Both Aaronson and I agree with that, it's not a problem.
And this is one place where I think Aaronson is missing the boat on "quantum weirdness". The wave function is much more than a "probability wave".
Ah, but that's his whole point. He is saying it is not much more than that, as long as you allow for a type of negative probability contribution. The probability of going through one slit and hitting a box on the wall, and going through the other slit and hitting a box on the wall, are indeed probabilities even in quantum mechanics-- they just don't have to add, they can subtract (what really happens is some of the probability contributions are complex, like ab
* and a
*b, but they add to something real so their combination can be thought of as a single probability term or go whole hog and talk about complex probabilities).
Yes, quantum mechanics is interpreted in terms of probability. But if you apply an operator to a ket, i.e. if you make a measurement on a quantum state, you can get all sorts of strange outcomes.

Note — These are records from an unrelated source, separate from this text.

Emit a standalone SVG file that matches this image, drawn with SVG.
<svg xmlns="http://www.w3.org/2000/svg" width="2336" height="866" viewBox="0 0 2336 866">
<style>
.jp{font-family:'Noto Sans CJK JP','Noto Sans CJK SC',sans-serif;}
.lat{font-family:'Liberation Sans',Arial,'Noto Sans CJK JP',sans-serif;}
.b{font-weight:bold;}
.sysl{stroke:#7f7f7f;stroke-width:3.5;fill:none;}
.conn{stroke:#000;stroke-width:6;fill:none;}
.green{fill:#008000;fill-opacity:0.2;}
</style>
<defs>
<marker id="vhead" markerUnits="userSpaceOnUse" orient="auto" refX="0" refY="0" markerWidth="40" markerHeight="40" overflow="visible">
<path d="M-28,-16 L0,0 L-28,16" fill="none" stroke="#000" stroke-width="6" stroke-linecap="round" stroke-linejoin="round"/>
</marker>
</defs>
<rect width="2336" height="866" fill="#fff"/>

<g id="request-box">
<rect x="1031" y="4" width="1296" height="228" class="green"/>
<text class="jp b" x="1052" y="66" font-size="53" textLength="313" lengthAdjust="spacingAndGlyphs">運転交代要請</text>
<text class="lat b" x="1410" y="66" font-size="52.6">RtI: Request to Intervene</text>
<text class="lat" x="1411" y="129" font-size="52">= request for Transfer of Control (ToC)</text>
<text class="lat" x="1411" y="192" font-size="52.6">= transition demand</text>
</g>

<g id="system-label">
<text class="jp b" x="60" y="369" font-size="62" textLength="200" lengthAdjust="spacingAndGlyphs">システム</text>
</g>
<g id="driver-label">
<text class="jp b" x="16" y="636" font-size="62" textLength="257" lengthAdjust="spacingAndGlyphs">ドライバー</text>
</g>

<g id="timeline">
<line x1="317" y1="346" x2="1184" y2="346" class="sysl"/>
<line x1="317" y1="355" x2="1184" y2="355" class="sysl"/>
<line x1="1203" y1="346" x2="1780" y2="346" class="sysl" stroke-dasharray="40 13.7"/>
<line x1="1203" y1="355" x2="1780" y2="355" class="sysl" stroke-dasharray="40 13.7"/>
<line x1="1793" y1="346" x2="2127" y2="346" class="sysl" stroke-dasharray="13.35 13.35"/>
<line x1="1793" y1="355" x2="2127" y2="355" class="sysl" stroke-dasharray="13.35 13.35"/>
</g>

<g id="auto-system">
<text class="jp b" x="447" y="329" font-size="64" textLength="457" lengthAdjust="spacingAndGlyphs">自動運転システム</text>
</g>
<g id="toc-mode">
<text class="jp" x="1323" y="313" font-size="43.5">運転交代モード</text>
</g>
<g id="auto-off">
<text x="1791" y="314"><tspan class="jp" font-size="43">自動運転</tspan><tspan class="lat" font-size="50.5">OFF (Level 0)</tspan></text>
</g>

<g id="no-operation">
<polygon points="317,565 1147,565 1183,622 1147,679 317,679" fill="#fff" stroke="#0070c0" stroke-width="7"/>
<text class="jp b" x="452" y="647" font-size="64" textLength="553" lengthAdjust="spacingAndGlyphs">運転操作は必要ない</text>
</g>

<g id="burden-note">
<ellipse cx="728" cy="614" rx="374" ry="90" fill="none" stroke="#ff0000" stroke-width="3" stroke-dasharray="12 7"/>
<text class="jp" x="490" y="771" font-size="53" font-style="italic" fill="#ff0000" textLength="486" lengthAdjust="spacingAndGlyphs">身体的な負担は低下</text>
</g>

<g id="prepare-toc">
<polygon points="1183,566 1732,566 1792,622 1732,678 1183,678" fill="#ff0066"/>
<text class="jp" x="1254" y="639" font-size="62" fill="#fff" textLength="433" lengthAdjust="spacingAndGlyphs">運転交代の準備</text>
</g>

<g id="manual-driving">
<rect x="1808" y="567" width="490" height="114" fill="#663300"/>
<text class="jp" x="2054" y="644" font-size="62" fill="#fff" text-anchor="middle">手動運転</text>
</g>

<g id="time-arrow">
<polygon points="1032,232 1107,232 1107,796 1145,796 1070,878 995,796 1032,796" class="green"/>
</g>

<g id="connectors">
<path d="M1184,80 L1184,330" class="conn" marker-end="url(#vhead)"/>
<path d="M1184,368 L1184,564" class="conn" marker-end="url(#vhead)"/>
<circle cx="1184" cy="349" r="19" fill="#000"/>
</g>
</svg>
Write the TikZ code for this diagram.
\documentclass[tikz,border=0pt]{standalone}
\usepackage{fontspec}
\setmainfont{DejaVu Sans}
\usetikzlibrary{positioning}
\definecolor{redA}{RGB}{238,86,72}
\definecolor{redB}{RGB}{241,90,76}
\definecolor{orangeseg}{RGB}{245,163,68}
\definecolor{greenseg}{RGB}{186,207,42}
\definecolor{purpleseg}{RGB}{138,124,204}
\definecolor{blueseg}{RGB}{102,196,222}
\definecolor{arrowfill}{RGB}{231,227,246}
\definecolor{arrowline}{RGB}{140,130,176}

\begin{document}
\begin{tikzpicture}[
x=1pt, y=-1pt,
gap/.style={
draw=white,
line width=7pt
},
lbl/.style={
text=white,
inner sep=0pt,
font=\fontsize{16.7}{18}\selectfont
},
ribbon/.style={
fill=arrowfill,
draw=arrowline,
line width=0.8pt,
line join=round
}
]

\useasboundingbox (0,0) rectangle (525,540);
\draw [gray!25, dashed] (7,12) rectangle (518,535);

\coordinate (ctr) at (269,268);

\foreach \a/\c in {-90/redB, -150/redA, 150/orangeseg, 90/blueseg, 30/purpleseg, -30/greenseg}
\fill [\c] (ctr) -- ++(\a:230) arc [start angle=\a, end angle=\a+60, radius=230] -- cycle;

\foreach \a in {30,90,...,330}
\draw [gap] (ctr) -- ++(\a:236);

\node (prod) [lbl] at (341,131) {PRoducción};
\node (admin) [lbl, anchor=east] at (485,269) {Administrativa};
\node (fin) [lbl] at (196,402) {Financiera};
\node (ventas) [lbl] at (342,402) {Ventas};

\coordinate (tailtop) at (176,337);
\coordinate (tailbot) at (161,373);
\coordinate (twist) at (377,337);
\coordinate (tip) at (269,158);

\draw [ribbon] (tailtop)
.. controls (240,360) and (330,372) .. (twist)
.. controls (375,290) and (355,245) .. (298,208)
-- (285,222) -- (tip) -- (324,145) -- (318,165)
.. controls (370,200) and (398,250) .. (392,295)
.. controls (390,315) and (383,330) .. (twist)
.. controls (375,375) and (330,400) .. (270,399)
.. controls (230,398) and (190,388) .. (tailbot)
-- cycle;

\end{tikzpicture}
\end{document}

But he covers the completely general case when he talks about density matrices and unitary operations. The only bit he is sweeping under the rug is he tends to explain the situation only for real coordinates, rather than the full complex-coordinate description. But I see that as just a streamlining trick, what he is saying generalizes like orthogonal --> unitary for the evolution and symmetric --> Hermitian for the operators.
But if the ket is not an eigenket, you get a linear combination of all the eigenkets of the operator. This is not a true statement for the probabilities.
Yet what you are saying here is just what he was describing with that "quantum coin" analogy. It can all be said at the probability level, if one sees a machinery going on behind those probabilities. In other words, he's not really saying you get quantum mechanics from negative probabilities, he is saying you get quantum mechanics from a fairly natural behind-the-scenes mechanism just by not requiring it to deal only in positive contributing probabilities (with subtractions due only to double counting).
I suppose I am jaded enough, or maybe just came to the game late enough, that I don't find quantum mechanics all that weird. But if "weird" is the word you want to use, then I'd say a lot of weirdness has not so much to do with the probabilistic aspect and more to do with how wave functions represent particles. If you write down Schrodinger's equation for a single electron, you get six degrees of freedom (three position and three momentum) (not counting spin). But if you write down the Schrodinger equation for N electrons, you find that there are 6N degrees of freedom that are antisymmetrized. All of a sudden you have to deal with a Slater determinant. I find that a lot "weirder" than the "probability wave"...
I agree that multiple identical particles brings in a whole new level of quantum weirdness (as does entanglement of all kinds), but if we stick to single-particle descriptions, it is still a bit weird that wave mechanics is applicable. But I would say this type of "weirdness" is very much a holdover from classical thinking. I view quantum mechanics as the unification of classical particle and wave mechanics, so unification is usually not considered weird, but what's weird is that no one was looking for unification of those things (any more than they were looking for unification of Maxwell and Newton when relativity came along, which is why relativity is often also considered weird). I thik Aaronson is arguing QM is
not that weird, what makes it weird is simply our classical prejudices like positive probabilities.